Alongside strategic dialogue, China’s decision to participate in India’s AI Impact Summit from February 16 to 20 signals a tentative opening in technology diplomacy. A senior Chinese delegation is expected, even as the United States also sends a high-level team. New Delhi has framed the summit as a platform to bridge advanced economies and the Global South on AI governance, underscoring India’s aspiration to act as a convening power amid intensifying technological competition.
As Prime Minister Modi has conveyed, India seeks stable, predictable and constructive relations with China. Yet, official and analytical assessments alike stress that this objective must be pursued realistically. Chinese media commentary remains sceptical of India’s China policy, interpreting recent engagement as a sign of Indian vulnerability linked to strains in India–US ties.

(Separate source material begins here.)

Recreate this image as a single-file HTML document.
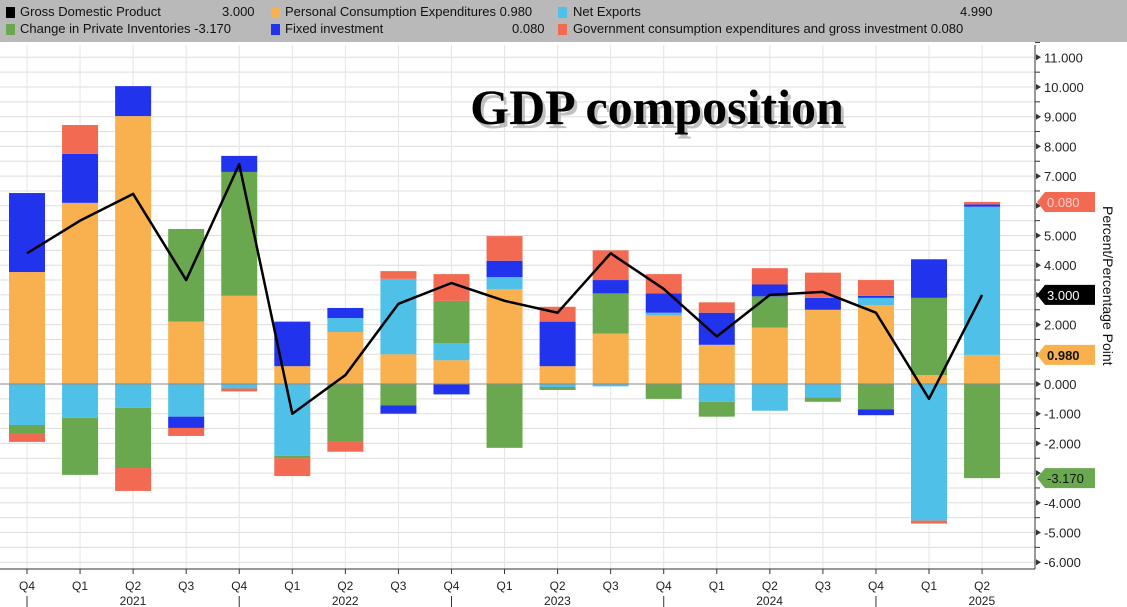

The bottom line, as strategic commentary notes, is that India’s anxieties with Washington cannot be resolved by making common cause with China, which remains its primary long-term strategic challenge.
Seen in this light, the renewed engagement with China also reflects a broader recalibration underway in Indian foreign policy. Former Foreign Secretary Vijay Gokhale has argued that as India negotiates trade deals and builds defence partnerships with a range of countries, it is seeking to reduce strategic dependence on any single power.
Speaking to StratNews Global Editor-in-Chief Nitin A. Gokhale, he said there is a growing recognition in New Delhi that “if China is a long-term adversary, the United States is a short-term problem,” underscoring why India can afford neither alignment nor estrangement with either side.
Unless conditions on the ground change materially, the current process of normalisation is likely to remain carefully calibrated. A full reset in ties is not yet a realistic proposition, and expectations from forthcoming high-level visits should be tempered accordingly.